Whenever there is an opportunity to take on an interesting new challenge, Venturi will always support that and hire people to fill in gaps of previous roles to ensure our clients still receive the high level of service they’ve come to expect of us. When our clients requested support for Quality Control (QC), a new role was created for me to take on these tasks. I was able to branch out from our existing role at the time to try new things, and it was a great match as I had already worked with the software development team and Project Managers on our client’s side. Once the work for the QC role was wrapped up, Tyler (our Vice President of Engineering) consulted me on whether I wanted to continue QC or continue to grow elsewhere. To have a leader that seeks my input into what I want to do at work is something that I think is quite rare and something I truly value.

At Venturi, we conduct annual reviews to allow us to have honest conversations about career progression and skills development. My leaders hear me when I request responsibilities based on my experience and interest. If you take a look at my career here, you’ll see how my skills have continued to evolve. I’ve spent time in hydraulics, QC, as a CSQT integrator, trainer maintenance – you name it! During that time, I’ve gotten to work on leak detection, software development, trainer maintenance, and a wide host of other responsibilities.

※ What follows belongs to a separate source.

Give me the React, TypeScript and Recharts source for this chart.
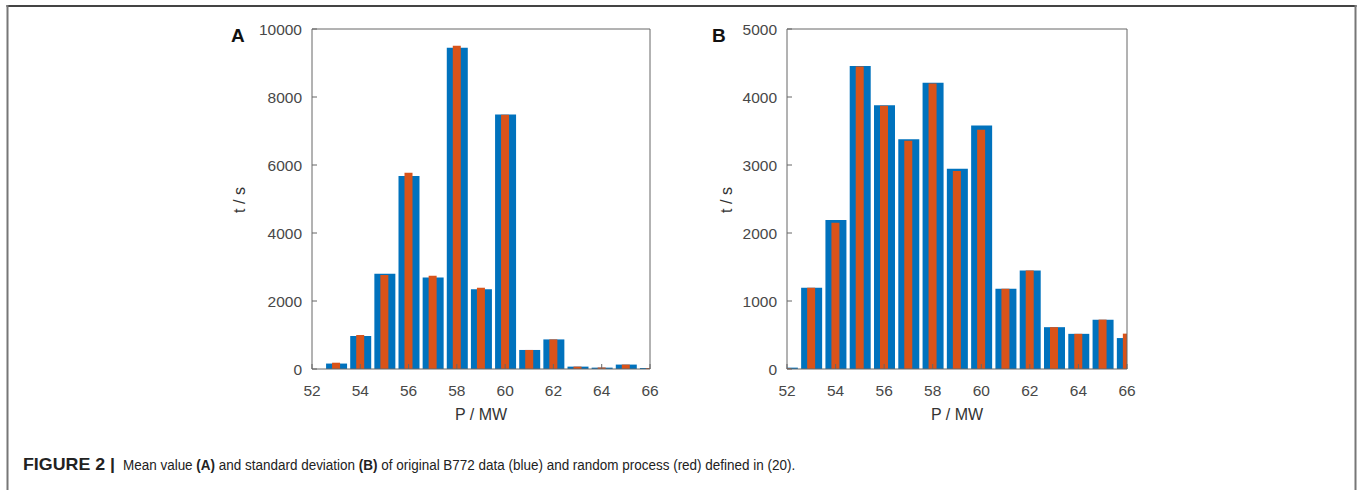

From that ability to move around, I feel a ton of ownership in the projects that I work on, because I was able to choose projects that I really was interested in pursuing. I get to tackle on these projects from start to finish, and it’s really fulfilling to see the real-world impact of my work. I have full visibility on the entire scope of the project, with all its challenges and the problem solving that is required.

The development never really stops at Venturi. It’s been a year since I finished my QC role and I’m still enjoying hydraulics projects. As far as next steps, my goal is to be involved on other internal Venturi projects, which I think will be an exciting chance for me to apply everything I’ve learned in software development to help take this company to its next stage. I feel very fortunate to have found Venturi as a place for me to both advance my career and grow my skills.